Reputation: 89
I'm working with a dataframe in pyspark, and need to evaluate row by row if a value is present in other columns of the dataframe. As an example, given this dataframe:
df:
+---------+--------------+-------+-------+-------+
|Subject |SubjectTotal |TypeA |TypeB |TypeC |
+---------+--------------+-------+-------+-------+
|Subject1 |10 |5 |3 |2 |
+---------+--------------+-------+-------+-------+
|Subject2 |15 |0 |15 |0 |
+---------+--------------+-------+-------+-------+
|Subject3 |5 |0 |0 |5 |
+---------+--------------+-------+-------+-------+
As an output, I need to determine which Type has 100% of the SubjectTotal
. So my output would look like this:
df_output:
+---------+--------------+
|Subject |Type |
+---------+--------------+
|Subject2 |TypeB |
+---------+--------------+
|Subject3 |TypeC |
+---------+--------------+
Is it even possible?
Thanks!
Upvotes: 0
Views: 1480
Reputation: 32640
You can use when
expression within a list comprehension over all columns TypeX
, then coalesce
the list of expressions:
from pyspark.sql import functions as F
df1 = df.select(
F.col("Subject"),
F.coalesce(*[F.when(F.col(c) == F.col("SubjectTotal"), F.lit(c)) for c in df.columns[2:]]).alias("Type")
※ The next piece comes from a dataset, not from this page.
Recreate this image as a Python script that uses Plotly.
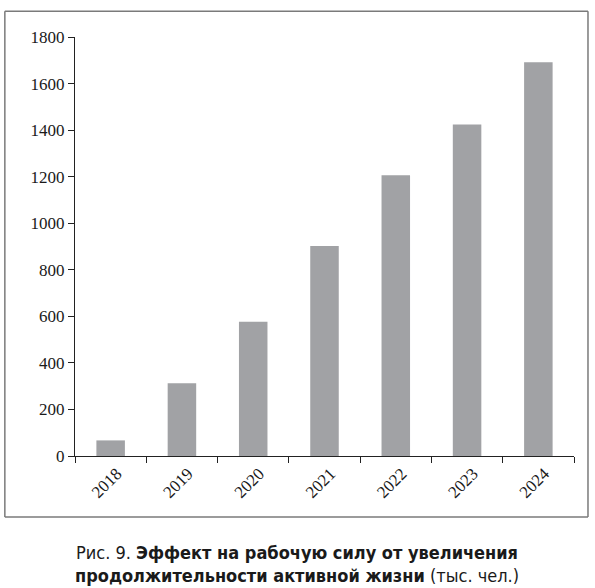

).filter("Type is not null")
df1.show()
#+--------+-----+
#| Subject| Type|
#+--------+-----+
#|Subject2|TypeB|
#|Subject3|TypeC|
#+--------+-----+
Upvotes: 1
Reputation: 42332
You can unpivot the dataframe using stack
and filter the rows where SubjectTotal
is equal to the value in the type columns:
df2 = df.selectExpr(
'Subject',
'SubjectTotal',
"stack(3, 'TypeA', TypeA, 'TypeB', TypeB, 'TypeC', TypeC) as (type, val)"
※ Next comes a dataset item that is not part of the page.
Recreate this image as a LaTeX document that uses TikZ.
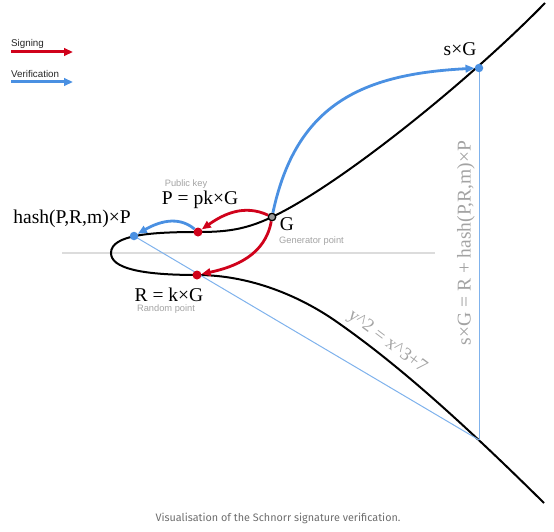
\documentclass[tikz,border=0pt]{standalone}
\usepackage{fontspec}
\setmainfont{Liberation Serif}
\newfontfamily\notefont{Liberation Sans}
\newfontfamily\capfont{Fira Sans}
\usetikzlibrary{arrows.meta,positioning,backgrounds}
\definecolor{signRed}{HTML}{D0021B}
\definecolor{verBlue}{HTML}{4A90E2}
\definecolor{lineBlue}{HTML}{7FB2EC}
\definecolor{noteGray}{HTML}{A3A3A3}
\definecolor{axisGray}{HTML}{DCDCDC}
\definecolor{capGray}{HTML}{6E6E6E}
\tikzset{
  lbl/.style    ={font=\fontsize{19.5}{22}\selectfont, inner sep=0pt},
  note/.style   ={font=\notefont\fontsize{9.3}{11}\selectfont, text=noteGray, inner sep=0pt},
  legtext/.style={font=\notefont\fontsize{9.8}{11}\selectfont, text=black!85, inner sep=0pt, anchor=west},
  reddot/.style ={circle, fill=signRed, inner sep=0pt, minimum size=9pt},
  bluedot/.style={circle, fill=verBlue, inner sep=0pt, minimum size=8.5pt},
  gendot/.style ={circle, draw=black, fill=black!40, line width=1.3pt, inner sep=0pt, minimum size=7.5pt},
  sarr/.style   ={-{Triangle[length=9pt,width=7.5pt]}, line width=2.8pt, draw=signRed},
  varr/.style   ={-{Triangle[length=9pt,width=7.5pt]}, line width=2.8pt, draw=verBlue},
  guide/.style  ={draw=lineBlue, line width=1pt},
  ecurve/.style ={draw=black, line width=2pt},
}

\begin{document}
\begin{tikzpicture}[x=1pt, y=1pt]
  \useasboundingbox (0,0) rectangle (554,-532);

  % legend
  \node[legtext] (signtxt) at (11,-44) {Signing};
  \node[legtext] (vertxt)  at (11,-74) {Verification};
  \coordinate (signA) at (11,-52);
  \coordinate (signB) at (73,-52);
  \coordinate (verA)  at (11,-82);
  \coordinate (verB)  at (73,-82);
  \draw[sarr, line width=3pt] (signA) -- (signB);
  \draw[varr, line width=3pt] (verA) -- (verB);

  % points on the curve
  \node[gendot]  (G)  at (272,-217) {};
  \node[reddot]  (P)  at (198,-232) {};
  \node[reddot]  (R)  at (197,-275) {};
  \node[bluedot] (H)  at (134,-236) {};
  \node[bluedot] (sG) at (479,-68)  {};
  \coordinate (Q) at (479,-440);

  % labels
  \node[lbl] (glbl)  at (287,-224) {G};
  \node[note, anchor=west] (gnote) at (279,-241) {Generator point};
  \node[lbl] (plbl)  at (200,-200) {P = pk×G};
  \node[note] (pnote) at (186,-184) {Public key};
  \node[lbl] (rlbl)  at (169,-295) {R = k×G};
  \node[note] (rnote) at (166,-309) {Random point};
  \node[lbl] (hlbl)  at (72,-219)  {hash(P,R,m)×P};
  \node[lbl] (sglbl) at (460,-49)  {s×G};
  \node[lbl, text=noteGray, rotate=90] (eqv) at (466,-243) {s×G = R + hash(P,R,m)×P};
  \node[font=\fontsize{18.5}{20}\selectfont, text=noteGray, inner sep=0pt, rotate=-37] (eqc)
        at (387,-342) {y\textasciicircum 2 = x\textasciicircum 3+7};
  \node[font=\capfont\fontsize{10.8}{12}\selectfont, text=capGray, inner sep=0pt] (cap)
        at (278,-518) {Visualisation of the Schnorr signature verification.};

  % axis, curve and guide lines behind the points
  \begin{scope}[on background layer]
    \coordinate (axL) at (62,-253);
    \coordinate (axR) at (435,-253);
    \draw[axisGray, line width=1.3pt] (axL) -- (axR);
    \draw[ecurve] (545,-3) .. controls (470,-80) and (340,-185) .. (272,-217)
      .. controls (245,-230) and (225,-232) .. (198,-232)
      .. controls (150,-232) and (111,-235) .. (111,-253)
      .. controls (111,-268) and (140,-275) .. (197,-275)
      .. controls (250,-275) and (300,-296) .. (337,-322)
      .. controls (390,-359) and (450,-410) .. (544,-503);
    \draw[guide] (H.center) -- (Q);
    \draw[guide] (sG.center) -- (Q);
  \end{scope}

  % signing arrows
  \draw[sarr] (G) to[out=155, in=35] (P);
  \draw[sarr] (G) to[out=-100, in=12] (R);
  % verification arrows
  \draw[varr] (P) to[out=140, in=30] (H);
  \draw[varr] (G) to[out=78, in=183, looseness=1.15] (sG);
\end{tikzpicture}
\end{document}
).filter('SubjectTotal = val').select('Subject', 'type')
df2.show()
+--------+-----+
| Subject| type|
+--------+-----+
|Subject2|TypeB|
|Subject3|TypeC|
+--------+-----+
Upvotes: 1
Reputation: 450
Yo can try with when().otherwise()
PySpark SQL function or case
statement in SQL
import pyspark.sql.functions as F
df = spark.createDataFrame(
[
("Subject1", 10, 5, 3, 2),
("Subject2", 15, 0, 15, 0),
("Subject3", 5, 0, 0, 5)
],
("subject", "subjectTotal", "TypeA", "TypeB", "TypeC"))
df.show()
+--------+------------+-----+-----+-----+
| subject|subjectTotal|TypeA|TypeB|TypeC|
+--------+------------+-----+-----+-----+
|Subject1| 10| 5| 3| 2|
|Subject2| 15| 0| 15| 0|
|Subject3| 5| 0| 0| 5|
+--------+------------+-----+-----+-----+
df.withColumn("Type", F.
when(F.col("subjectTotal") == F.col("TypeA"), "TypeA").
when(F.col("subjectTotal") == F.col("TypeB"), "TypeB").
when(F.col("subjectTotal") == F.col("TypeC"), "TypeC").
otherwise(None)).show()
+--------+------------+-----+-----+-----+-----+
| subject|subjectTotal|TypeA|TypeB|TypeC| Type|
+--------+------------+-----+-----+-----+-----+
|Subject1| 10| 5| 3| 2| null|
|Subject2| 15| 0| 15| 0|TypeB|
|Subject3| 5| 0| 0| 5|TypeC|
+--------+------------+-----+-----+-----+-----+
Upvotes: 2